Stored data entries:
+++

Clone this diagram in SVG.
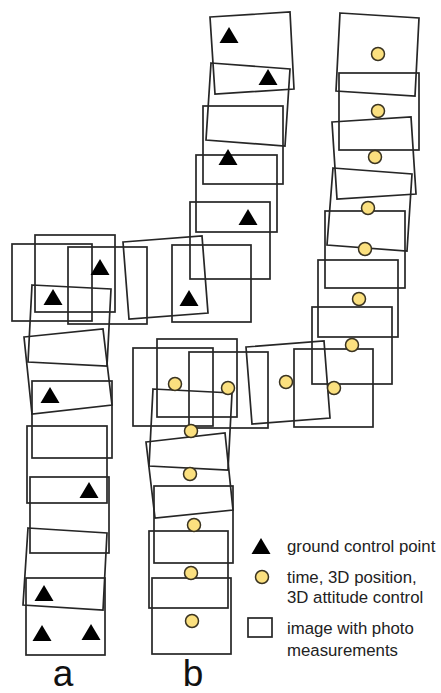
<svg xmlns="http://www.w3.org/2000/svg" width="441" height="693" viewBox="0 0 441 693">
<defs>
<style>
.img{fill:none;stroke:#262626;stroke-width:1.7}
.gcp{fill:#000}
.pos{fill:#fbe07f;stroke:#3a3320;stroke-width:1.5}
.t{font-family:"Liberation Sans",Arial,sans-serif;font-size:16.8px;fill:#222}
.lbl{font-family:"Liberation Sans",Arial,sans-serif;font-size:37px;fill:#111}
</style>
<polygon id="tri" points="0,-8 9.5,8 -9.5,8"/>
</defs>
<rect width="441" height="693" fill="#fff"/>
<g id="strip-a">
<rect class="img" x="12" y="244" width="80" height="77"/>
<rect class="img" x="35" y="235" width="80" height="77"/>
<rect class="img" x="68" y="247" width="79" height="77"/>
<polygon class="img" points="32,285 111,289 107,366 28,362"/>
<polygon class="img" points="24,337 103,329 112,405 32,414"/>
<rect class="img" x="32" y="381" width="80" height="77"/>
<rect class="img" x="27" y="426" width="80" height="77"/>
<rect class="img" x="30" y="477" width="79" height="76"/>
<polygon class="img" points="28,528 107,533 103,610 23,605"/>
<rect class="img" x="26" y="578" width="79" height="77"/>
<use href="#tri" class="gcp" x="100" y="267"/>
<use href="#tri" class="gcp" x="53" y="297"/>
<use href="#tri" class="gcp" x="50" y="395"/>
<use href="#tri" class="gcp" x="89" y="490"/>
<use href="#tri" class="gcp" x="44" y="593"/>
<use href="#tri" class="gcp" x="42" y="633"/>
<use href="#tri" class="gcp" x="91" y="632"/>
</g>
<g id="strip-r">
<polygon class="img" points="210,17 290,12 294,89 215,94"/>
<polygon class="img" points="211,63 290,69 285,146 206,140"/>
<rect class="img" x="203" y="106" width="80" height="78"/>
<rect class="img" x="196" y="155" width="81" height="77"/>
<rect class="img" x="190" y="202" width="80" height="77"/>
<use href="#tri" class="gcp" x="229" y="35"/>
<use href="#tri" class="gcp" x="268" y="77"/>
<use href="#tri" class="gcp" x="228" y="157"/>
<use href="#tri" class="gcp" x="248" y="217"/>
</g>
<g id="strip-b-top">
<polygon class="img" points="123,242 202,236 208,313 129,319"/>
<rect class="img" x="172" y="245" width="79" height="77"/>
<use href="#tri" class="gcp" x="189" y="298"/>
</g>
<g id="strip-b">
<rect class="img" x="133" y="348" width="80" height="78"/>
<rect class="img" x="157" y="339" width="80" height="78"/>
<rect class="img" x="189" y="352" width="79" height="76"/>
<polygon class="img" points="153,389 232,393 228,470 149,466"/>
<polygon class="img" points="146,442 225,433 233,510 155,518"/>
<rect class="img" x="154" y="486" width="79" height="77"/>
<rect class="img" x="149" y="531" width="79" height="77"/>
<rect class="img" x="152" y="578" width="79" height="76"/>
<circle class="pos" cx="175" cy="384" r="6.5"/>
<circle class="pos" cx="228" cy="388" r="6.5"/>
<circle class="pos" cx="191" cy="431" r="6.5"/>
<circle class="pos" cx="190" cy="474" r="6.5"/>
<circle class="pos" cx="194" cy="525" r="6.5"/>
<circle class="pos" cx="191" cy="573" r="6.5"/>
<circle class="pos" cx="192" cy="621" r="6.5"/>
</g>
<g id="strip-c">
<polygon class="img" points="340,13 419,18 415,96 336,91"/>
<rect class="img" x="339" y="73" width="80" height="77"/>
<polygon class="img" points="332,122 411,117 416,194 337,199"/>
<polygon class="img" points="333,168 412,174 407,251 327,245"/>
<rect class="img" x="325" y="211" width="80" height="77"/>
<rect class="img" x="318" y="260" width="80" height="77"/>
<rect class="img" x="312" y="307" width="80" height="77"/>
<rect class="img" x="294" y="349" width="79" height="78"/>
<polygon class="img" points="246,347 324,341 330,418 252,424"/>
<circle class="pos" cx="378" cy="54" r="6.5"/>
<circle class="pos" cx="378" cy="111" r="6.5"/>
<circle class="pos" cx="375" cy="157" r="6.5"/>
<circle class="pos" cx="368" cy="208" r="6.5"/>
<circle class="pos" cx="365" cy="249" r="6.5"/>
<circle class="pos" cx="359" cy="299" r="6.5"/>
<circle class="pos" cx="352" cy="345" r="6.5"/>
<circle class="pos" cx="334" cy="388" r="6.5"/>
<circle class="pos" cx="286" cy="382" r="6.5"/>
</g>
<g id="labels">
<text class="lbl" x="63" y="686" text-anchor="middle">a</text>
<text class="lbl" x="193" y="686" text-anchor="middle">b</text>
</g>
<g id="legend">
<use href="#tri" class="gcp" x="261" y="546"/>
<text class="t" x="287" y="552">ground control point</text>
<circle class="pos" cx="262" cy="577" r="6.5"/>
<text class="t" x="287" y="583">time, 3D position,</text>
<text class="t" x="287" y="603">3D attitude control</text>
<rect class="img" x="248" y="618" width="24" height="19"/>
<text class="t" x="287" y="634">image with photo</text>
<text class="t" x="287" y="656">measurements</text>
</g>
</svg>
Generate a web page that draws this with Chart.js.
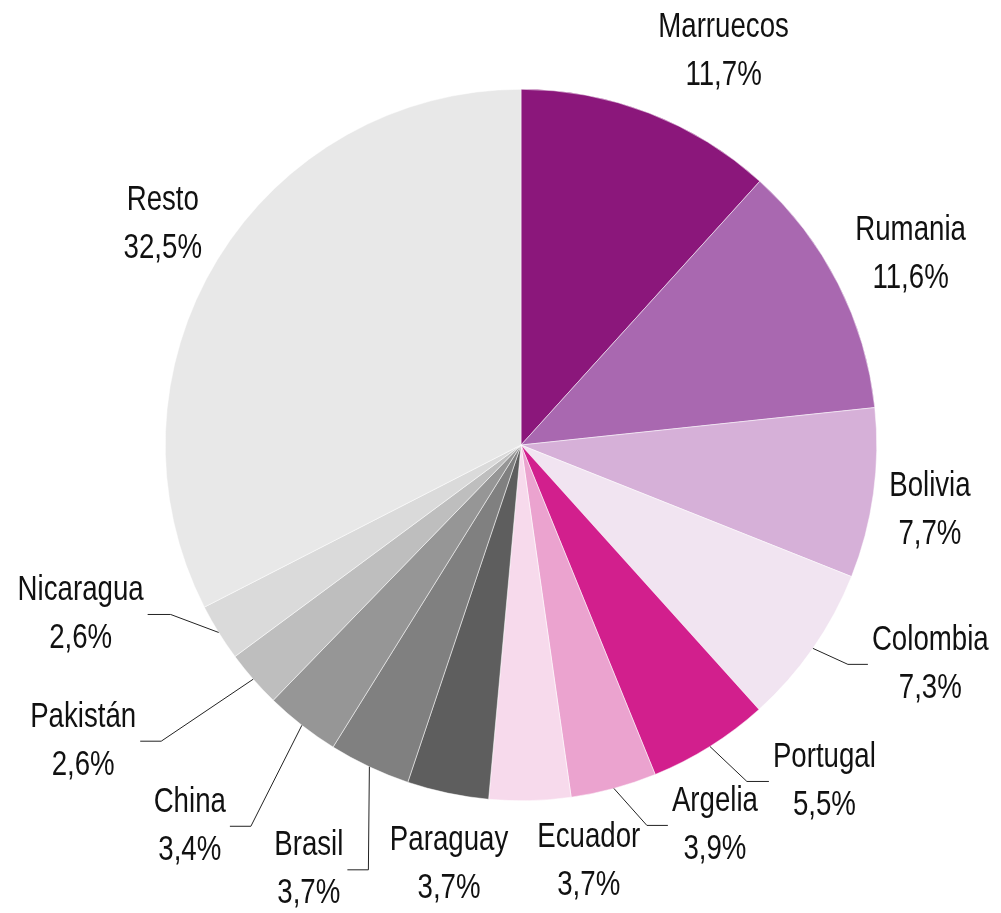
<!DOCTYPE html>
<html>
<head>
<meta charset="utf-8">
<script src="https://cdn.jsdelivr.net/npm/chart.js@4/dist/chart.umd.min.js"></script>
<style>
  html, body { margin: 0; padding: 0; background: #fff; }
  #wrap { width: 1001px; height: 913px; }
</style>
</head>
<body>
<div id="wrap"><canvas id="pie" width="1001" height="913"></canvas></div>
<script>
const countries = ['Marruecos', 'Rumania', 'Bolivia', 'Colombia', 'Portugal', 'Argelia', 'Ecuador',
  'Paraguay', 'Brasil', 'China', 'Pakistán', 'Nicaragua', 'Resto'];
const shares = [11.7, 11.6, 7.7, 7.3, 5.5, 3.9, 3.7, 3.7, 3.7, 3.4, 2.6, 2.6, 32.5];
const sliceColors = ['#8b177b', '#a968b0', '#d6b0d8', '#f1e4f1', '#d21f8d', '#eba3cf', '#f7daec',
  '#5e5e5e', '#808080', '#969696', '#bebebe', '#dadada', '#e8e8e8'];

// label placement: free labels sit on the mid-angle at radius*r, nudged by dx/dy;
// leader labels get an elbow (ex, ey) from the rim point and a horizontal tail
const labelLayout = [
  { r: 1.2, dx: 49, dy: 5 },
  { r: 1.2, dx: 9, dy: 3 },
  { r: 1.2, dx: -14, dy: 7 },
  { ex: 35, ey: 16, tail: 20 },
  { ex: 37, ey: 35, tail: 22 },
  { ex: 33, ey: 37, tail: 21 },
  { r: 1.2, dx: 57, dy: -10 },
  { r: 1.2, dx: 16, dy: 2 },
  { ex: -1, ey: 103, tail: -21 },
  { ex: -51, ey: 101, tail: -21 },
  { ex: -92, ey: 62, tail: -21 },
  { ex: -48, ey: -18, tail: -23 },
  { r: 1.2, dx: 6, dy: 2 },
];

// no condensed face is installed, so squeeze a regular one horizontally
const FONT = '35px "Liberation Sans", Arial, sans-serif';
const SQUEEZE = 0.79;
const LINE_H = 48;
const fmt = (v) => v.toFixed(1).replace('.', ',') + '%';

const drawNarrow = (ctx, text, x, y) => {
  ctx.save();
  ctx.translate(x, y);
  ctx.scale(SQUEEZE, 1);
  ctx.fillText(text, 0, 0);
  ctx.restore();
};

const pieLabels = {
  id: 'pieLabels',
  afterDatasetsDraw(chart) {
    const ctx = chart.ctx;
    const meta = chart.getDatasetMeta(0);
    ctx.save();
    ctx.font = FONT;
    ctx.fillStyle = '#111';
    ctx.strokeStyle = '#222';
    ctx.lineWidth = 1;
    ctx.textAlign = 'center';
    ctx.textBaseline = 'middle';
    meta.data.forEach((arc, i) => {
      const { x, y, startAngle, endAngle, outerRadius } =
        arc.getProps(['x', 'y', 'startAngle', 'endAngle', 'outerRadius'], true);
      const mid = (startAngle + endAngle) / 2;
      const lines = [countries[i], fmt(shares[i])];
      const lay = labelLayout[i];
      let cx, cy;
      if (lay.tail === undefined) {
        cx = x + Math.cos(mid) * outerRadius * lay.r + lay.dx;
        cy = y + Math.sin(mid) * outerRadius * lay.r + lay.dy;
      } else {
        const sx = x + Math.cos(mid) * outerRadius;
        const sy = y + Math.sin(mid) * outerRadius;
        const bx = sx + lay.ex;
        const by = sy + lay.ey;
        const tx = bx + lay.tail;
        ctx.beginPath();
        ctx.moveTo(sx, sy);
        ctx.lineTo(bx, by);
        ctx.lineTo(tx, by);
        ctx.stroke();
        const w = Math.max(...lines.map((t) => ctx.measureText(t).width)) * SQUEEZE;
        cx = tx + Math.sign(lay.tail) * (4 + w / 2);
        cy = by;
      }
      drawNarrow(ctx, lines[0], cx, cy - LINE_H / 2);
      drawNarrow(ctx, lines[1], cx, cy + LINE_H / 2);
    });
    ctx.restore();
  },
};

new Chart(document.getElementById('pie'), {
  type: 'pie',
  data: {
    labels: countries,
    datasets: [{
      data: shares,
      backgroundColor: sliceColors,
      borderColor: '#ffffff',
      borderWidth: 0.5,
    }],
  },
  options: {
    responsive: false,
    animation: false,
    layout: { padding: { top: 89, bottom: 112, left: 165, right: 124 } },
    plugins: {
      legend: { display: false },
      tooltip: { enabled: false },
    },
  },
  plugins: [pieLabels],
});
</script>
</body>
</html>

+++

# Objective
Which lines hold the word "this"? Copy every one of them.

# Reply
Clone this diagram in SVG.
Generate a web page that draws this with Chart.js.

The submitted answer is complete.